The Pentagon developed such options months ago, but in recent weeks,
the Joint Chiefs of Staff and Central Command, which runs military
operations in the Middle East, have been asked to refine them and
explore how strikes would be coordinated with allies, much as they
were in the opening days of the attacks on Libya that ultimately
drove Col. Muammar el-Qaddafi from power, according to several senior
administration officials.

But President Obama has been reluctant to follow the course he took in
that case, aides say, partly because of concerns about the strength
of air defenses in Syria and partly because the opposition forces
include so many jihadist elements.

So far, Mr. Obama has said he would intervene only if it turned out
that Syria had used chemical weapons – the current investigation into
the use of sarin gas focuses on Aleppo and Damascus, the capital,
in March – or if such use was imminent. Now, one adviser to Mr. Obama
said, “it’s become pretty clear to everyone that Assad is calculating
whether those weapons might save him.”

The result is that the narrow goal of preventing the use of chemical
weapons is beginning to merge with the broader goals of toppling Mr
Assad and seeking an end to a carnage that is already far greater
than what took place in Libya, when Mr. Obama justified American
intervention on humanitarian grounds.

“We have to work even harder with our allies and the opposition
to accelerate Assad’s exit while there is still a Syria to save,”
William J. Burns, the deputy secretary of state, said at a symposium at
Princeton University on Saturday, as accounts of the Israeli strikes
were beginning to emerge.

“There is a mounting urgency to this effort as both the human and
strategic costs grow,” he said. Mr. Obama, in Costa Rica on Friday,
all but ruled out placing American forces into Syria, which seemed
to eliminate the option of parachuting in Special Forces to secure
the 15 to 20 major chemical weapons sites. That has led to a more
intense examination of offshore strikes, similar to those conducted
by Israel, but aimed at the delivery vehicles for chemical weapons:
missiles and aircraft.

Laurent Fabius, the foreign minister of France, did not specifically
address on Monday the possibility of military intervention in Syria,
saying at a scheduled news conference in Hong Kong that, “There is
only one solution, it is to get back to a political solution, and
we French ask now to the secretary general of the United Nations,
Mr. Ban Ki-moon, to be involved himself.”
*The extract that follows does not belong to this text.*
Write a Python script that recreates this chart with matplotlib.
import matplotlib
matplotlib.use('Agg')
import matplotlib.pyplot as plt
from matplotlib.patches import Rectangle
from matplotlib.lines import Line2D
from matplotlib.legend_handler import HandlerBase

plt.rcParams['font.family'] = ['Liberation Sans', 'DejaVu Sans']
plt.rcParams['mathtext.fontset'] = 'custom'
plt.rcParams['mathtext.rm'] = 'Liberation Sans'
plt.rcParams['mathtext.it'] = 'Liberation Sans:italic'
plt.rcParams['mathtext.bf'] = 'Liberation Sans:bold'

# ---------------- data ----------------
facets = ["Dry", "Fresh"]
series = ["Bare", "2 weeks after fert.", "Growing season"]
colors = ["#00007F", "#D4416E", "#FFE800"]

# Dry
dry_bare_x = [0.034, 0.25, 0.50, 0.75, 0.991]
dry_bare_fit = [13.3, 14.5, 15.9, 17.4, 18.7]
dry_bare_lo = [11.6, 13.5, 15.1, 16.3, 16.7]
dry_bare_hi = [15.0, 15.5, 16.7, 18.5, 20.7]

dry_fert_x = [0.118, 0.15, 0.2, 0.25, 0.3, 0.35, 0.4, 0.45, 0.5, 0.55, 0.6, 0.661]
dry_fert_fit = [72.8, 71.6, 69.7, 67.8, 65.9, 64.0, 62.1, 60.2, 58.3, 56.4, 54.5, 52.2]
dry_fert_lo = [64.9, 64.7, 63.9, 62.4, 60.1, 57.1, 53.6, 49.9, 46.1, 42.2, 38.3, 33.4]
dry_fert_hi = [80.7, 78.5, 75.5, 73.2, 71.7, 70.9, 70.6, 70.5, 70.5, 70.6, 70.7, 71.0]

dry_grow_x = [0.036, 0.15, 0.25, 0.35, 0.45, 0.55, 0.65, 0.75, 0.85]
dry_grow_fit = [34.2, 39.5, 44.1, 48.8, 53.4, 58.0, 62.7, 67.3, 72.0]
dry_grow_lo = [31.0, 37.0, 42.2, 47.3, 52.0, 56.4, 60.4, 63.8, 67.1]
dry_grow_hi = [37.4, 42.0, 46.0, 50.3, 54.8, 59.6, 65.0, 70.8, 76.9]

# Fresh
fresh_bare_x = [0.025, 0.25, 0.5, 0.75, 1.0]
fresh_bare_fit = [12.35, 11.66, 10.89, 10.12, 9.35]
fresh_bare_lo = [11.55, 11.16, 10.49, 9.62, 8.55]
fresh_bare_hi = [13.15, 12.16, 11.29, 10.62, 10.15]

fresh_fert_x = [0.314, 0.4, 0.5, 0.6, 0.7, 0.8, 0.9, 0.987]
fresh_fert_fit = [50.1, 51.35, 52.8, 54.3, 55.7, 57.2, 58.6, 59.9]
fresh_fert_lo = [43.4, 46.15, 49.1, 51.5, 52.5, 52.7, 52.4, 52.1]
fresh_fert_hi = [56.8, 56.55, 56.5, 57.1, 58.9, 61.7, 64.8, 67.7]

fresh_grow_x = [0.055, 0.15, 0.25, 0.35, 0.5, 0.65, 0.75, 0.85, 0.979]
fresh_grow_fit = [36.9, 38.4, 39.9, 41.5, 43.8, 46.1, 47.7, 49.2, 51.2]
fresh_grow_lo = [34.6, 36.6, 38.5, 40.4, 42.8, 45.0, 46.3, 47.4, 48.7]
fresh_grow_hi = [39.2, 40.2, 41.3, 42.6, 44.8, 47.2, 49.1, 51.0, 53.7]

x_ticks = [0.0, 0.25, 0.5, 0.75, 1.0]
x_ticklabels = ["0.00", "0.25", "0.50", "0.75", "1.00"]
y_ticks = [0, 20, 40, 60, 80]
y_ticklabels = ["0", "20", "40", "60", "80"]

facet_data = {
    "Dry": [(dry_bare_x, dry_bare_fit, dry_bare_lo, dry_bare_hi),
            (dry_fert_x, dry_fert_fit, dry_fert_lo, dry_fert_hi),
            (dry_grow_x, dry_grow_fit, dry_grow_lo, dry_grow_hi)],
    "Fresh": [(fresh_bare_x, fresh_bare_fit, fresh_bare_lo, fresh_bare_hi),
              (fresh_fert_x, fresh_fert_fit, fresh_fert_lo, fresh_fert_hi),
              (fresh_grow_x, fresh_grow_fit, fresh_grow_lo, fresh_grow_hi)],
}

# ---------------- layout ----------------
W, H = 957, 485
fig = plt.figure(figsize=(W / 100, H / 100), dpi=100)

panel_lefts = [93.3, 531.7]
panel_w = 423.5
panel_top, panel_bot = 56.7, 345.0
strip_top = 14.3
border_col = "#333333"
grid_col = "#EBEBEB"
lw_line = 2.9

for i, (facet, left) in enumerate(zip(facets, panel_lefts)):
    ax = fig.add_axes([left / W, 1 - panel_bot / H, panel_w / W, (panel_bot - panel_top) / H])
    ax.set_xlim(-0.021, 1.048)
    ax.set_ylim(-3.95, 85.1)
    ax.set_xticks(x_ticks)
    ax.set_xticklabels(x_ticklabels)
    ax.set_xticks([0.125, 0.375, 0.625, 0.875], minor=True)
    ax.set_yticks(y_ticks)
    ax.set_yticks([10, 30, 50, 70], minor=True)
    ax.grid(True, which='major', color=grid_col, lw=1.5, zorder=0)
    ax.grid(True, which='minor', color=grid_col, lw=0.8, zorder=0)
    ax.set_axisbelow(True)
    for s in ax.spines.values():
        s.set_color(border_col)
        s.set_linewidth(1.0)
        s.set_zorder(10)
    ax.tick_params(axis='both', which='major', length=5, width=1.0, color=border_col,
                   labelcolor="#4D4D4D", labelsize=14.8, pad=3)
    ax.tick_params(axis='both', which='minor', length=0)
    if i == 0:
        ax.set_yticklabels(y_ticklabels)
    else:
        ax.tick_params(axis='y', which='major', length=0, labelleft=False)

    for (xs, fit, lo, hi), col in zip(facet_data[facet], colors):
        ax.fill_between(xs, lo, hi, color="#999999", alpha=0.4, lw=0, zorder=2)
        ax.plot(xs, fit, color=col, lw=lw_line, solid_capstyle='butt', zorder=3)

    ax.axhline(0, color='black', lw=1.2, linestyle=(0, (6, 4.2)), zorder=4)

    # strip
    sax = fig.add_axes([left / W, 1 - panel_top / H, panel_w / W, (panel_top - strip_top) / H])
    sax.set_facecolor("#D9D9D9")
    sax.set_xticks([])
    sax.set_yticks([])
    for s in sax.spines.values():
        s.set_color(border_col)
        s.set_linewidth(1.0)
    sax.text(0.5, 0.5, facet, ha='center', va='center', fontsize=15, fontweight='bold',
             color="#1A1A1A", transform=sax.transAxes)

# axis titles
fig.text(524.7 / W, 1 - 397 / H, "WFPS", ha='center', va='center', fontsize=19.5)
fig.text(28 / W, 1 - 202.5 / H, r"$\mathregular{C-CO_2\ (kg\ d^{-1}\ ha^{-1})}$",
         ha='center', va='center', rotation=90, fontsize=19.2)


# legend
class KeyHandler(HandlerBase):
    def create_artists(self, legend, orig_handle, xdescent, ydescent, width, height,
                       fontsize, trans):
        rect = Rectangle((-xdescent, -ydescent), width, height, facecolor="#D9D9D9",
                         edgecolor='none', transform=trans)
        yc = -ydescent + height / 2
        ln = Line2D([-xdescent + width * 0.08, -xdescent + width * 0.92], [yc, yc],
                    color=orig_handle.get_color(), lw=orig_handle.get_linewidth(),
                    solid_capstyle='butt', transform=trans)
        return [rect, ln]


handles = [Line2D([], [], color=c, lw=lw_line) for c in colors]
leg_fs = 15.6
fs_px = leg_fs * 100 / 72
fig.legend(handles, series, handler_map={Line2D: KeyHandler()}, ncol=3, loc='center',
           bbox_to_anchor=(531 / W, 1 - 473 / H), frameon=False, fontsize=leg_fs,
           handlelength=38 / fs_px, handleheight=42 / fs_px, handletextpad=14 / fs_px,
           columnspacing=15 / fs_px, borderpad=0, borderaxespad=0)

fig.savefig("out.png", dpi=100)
Mr. Fabius said France was in continuing discussions with Russia
about Syria. “We are urging our American friends to be more involved”
in diplomatic efforts to find a political solution, he said.

On Sunday, a senior administration official said that “there are many
options short of American boots on the ground, and there hasn’t been
a lean in any particular direction to this point.”
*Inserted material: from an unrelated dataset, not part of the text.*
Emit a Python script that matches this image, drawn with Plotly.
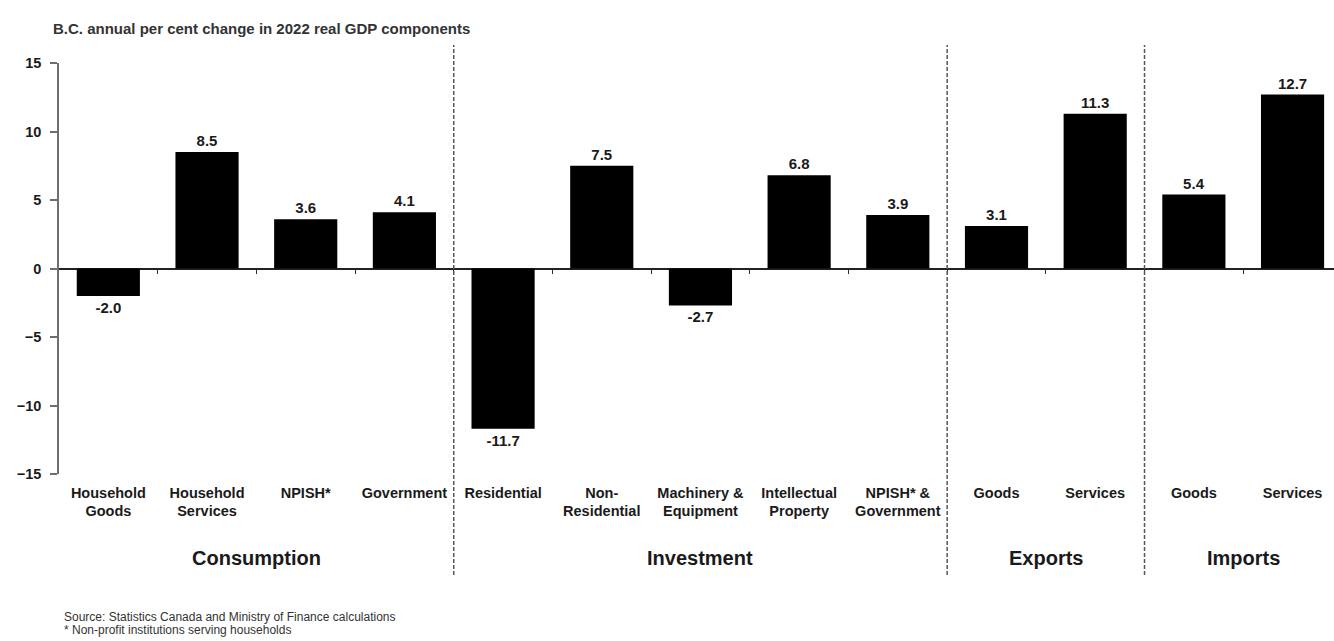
import plotly.graph_objects as go

# Real GDP components, B.C., annual % change in 2022
categories = [
    "Household<br>Goods", "Household<br>Services", "NPISH*", "Government",
    "Residential", "Non-<br>Residential", "Machinery &<br>Equipment",
    "Intellectual<br>Property", "NPISH* &<br>Government",
    "Goods", "Services",
    "Goods", "Services",
]
values = [-2.0, 8.5, 3.6, 4.1, -11.7, 7.5, -2.7, 6.8, 3.9, 3.1, 11.3, 5.4, 12.7]

groups = ["Consumption", "Investment", "Exports", "Imports"]
group_sizes = [4, 5, 2, 2]

y_ticks = [-15, -10, -5, 0, 5, 10, 15]

title_text = "B.C. annual per cent change in 2022 real GDP components"
notes = [
    "Source: Statistics Canada and Ministry of Finance calculations",
    "* Non-profit institutions serving households",
]

FONT = "Liberation Sans, Arial, sans-serif"
INK = "#1a1a1a"

xpos = list(range(len(categories)))
x_range = [-0.5, 12.42]

fig = go.Figure()
fig.add_trace(go.Bar(
    x=xpos, y=values, width=0.64,
    marker=dict(color="#000000", line=dict(width=0)),
    texttemplate="%{y:.1f}", textposition="outside", cliponaxis=False,
    textfont=dict(family=FONT, size=15, color=INK, weight="bold"),
    hoverinfo="skip", showlegend=False,
))
# empty trace so the boundary-tick axis along the zero line is drawn
fig.add_trace(go.Scatter(x=[], y=[], xaxis="x2", yaxis="y", showlegend=False))

# group separators and group names
shapes = []
annotations = []
start = 0
for i, (name, n) in enumerate(zip(groups, group_sizes)):
    end = start + n - 1
    annotations.append(dict(
        x=(start + end) / 2, y=-0.205, xref="x", yref="paper",
        text=name, showarrow=False, xanchor="center", yanchor="middle",
        font=dict(family=FONT, size=20, color=INK, weight="bold"),
    ))
    if i < len(groups) - 1:
        shapes.append(dict(
            type="line", xref="x", yref="paper",
            x0=end + 0.5, x1=end + 0.5, y0=-0.246, y1=1.044,
            line=dict(color="#555555", width=1.5, dash="4px,2px"),
        ))
    start = end + 1

annotations.append(dict(
    x=-0.006, y=1.085, xref="paper", yref="paper", text=title_text,
    showarrow=False, xanchor="left", yanchor="middle",
    font=dict(family=FONT, size=15, color="#333333", weight="bold"),
))
for k, line in enumerate(notes):
    annotations.append(dict(
        x=0.002, y=-0.348 - 0.031 * k, xref="paper", yref="paper", text=line,
        showarrow=False, xanchor="left", yanchor="middle",
        font=dict(family=FONT, size=12, color="#333333"),
    ))

fig.update_layout(
    width=1334, height=641,
    margin=dict(l=59, r=0, t=63, b=167),
    paper_bgcolor="white", plot_bgcolor="white",
    font=dict(family=FONT, color=INK),
    xaxis=dict(
        range=x_range, tickvals=xpos, ticktext=categories,
        showgrid=False, zeroline=False, showline=False, ticks="",
        tickfont=dict(family=FONT, size=14.5, color=INK, weight="bold"),
        ticklabelstandoff=8,
    ),
    xaxis2=dict(
        overlaying="x", anchor="free", position=0.5, side="bottom",
        range=x_range, tickvals=[b + 0.5 for b in xpos[:-1]],
        ticks="outside", ticklen=4, tickwidth=1, tickcolor="#333333",
        showticklabels=False, showgrid=False, zeroline=False, showline=False,
    ),
    yaxis=dict(
        range=[-15, 15], tickvals=y_ticks, showgrid=False,
        zeroline=True, zerolinecolor="#222222", zerolinewidth=1.5,
        showline=True, linecolor="#6e6e6e", linewidth=1.5,
        ticks="outside", ticklen=7, tickcolor="#6e6e6e", tickwidth=1.5,
        tickfont=dict(family=FONT, size=14.5, color=INK, weight="bold"),
        ticklabelstandoff=6,
    ),
    shapes=shapes, annotations=annotations,
)

fig.write_html("out.html")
“If there’s a decision to intervene, it’s pretty darn easy to
suggest airstrikes if U.S. troops aren’t going to jump in to the
conflict,” he added. “But the reality is that any number of options –
to include airstrikes – would probably be combined with other measures
if more direct engagement is where we’re heading. This isn’t exactly
a pick-one-from-the-menu scenario.”

These issues are certain to come up on Secretary of State John Kerry’s
two-day visit to Moscow this week, one that Mr Burns said

would be used to argue that Russia’s long allegiance to Mr Assad is
now turning against its government’s interests, with a prolonged
conflict only worsening the chances that the Syrian conflict will
widen and promote extremism, including in the Caucasus region.
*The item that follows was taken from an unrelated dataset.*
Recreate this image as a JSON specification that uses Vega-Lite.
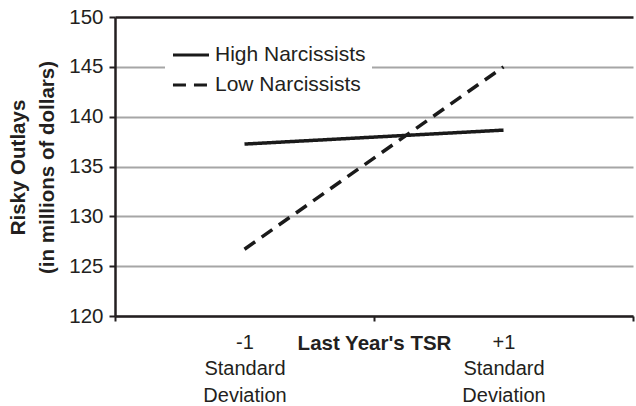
{
  "$schema": "https://vega.github.io/schema/vega-lite/v6.json",
  "width": 518,
  "height": 299,
  "autosize": {"type": "none"},
  "padding": {"left": 115, "top": 17, "right": 3, "bottom": 90},
  "background": "white",
  "config": {
    "font": "Liberation Sans",
    "view": {"stroke": null},
    "axis": {"labelColor": "#231f20", "titleColor": "#231f20", "domainColor": "#231f20", "tickColor": "#231f20"}
  },
  "data": {
    "values": [
      {"tsr": "-1 Standard Deviation", "group": "High Narcissists", "outlays": 137.25},
      {"tsr": "+1 Standard Deviation", "group": "High Narcissists", "outlays": 138.65},
      {"tsr": "-1 Standard Deviation", "group": "Low Narcissists", "outlays": 126.7},
      {"tsr": "+1 Standard Deviation", "group": "Low Narcissists", "outlays": 145.0}
    ]
  },
  "mark": {"type": "line", "color": "#1a1a1a", "strokeWidth": 3.5, "strokeCap": "butt"},
  "encoding": {
    "x": {
      "field": "tsr",
      "type": "nominal",
      "sort": ["-1 Standard Deviation", "+1 Standard Deviation"],
      "scale": {"paddingInner": 0, "paddingOuter": 0},
      "axis": {
        "title": "Last Year's TSR",
        "titleFontSize": 20.5,
        "titleFontWeight": "bold",
        "titleBaseline": "middle",
        "titleY": 27,
        "labelExpr": "isValid(datum.value) ? split(datum.value, ' ') : ''",
        "labelFontSize": 20,
        "labelLineHeight": 26.5,
        "labelBaseline": "top",
        "labelAngle": 0,
        "labelPadding": 11,
        "tickBand": "extent",
        "tickSize": 5,
        "tickWidth": 2,
        "domainWidth": 2.5,
        "grid": false
      }
    },
    "y": {
      "field": "outlays",
      "type": "quantitative",
      "scale": {"domain": [120, 150], "nice": false, "zero": false},
      "axis": {
        "values": [120, 125, 130, 135, 140, 145, 150],
        "title": ["Risky Outlays", "(in millions of dollars)"],
        "titleFontSize": 20.5,
        "titleFontWeight": "bold",
        "titleLineHeight": 29,
        "titleBaseline": "middle",
        "titleX": -97,
        "titleY": 150,
        "labelFontSize": 20.5,
        "labelPadding": 6,
        "tickSize": 6,
        "tickWidth": 2,
        "domainWidth": 2.5,
        "grid": true,
        "gridColor": {"condition": {"test": "datum.value == 150", "value": "#231f20"}, "value": "#a6a6a6"},
        "gridWidth": {"condition": {"test": "datum.value == 150", "value": 2.5}, "value": 2}
      }
    },
    "strokeDash": {
      "field": "group",
      "type": "nominal",
      "scale": {"domain": ["High Narcissists", "Low Narcissists"], "range": [[1, 0], [13, 8]]},
      "legend": {
        "title": null,
        "orient": "none",
        "legendX": 50,
        "legendY": 12,
        "fillColor": "white",
        "padding": 6,
        "symbolType": "stroke",
        "symbolSize": 1300,
        "symbolStrokeWidth": 3,
        "symbolStrokeColor": "#1a1a1a",
        "labelFontSize": 21,
        "labelColor": "#231f20",
        "labelOffset": 4,
        "rowPadding": -8
      }
    }
  }
}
But Russia would almost certainly veto any effort to obtain United
Nations Security Council authorization to take military action. So
far, Mr. Obama has avoided seeking such authorization, and that is one
reason that past or future use of chemical weapons could serve as a
legal argument for conducting strikes, assuming they were limited to
crippling Mr. Assad’s ability to drop those weapons on Syrian cities.

So far among the most reluctant members of the administration to
intervene heavily in Syria has been Mr. Obama himself. He declined
to arm the rebels last fall, despite urging from Secretary of State
Hillary Rodham Clinton and the C.I.A. director at the time, David H.

Petraeus.

On Sunday, Senator Patrick J. Leahy, Democrat of Vermont, said he
believed the administration was getting closer to a decision.

“The idea of getting weapons in – if we know the right people to
get them, my guess is we will give them to them,” Mr. Leahy said on
“Meet the Press.” Last week, Defense Secretary Chuck Hagel said that
arming the rebels was under consideration.

In fact that debate has begun to shift in favor of more action,
administration officials say. Mr. Obama’s legalistic parsing of
whether his “red line” for intervention was crossed when evidence
arose of a limited use of sarin gas has prompted many of his allies –
led by Israeli officials – to question the credibility of his warnings.

One administration official acknowledged late last week that the
critique had “begun to sting,” but said that Mr. Obama was determined
to go slowly, awaiting a definitive intelligence report on who was
responsible for the presence of sarin before deciding on a next step.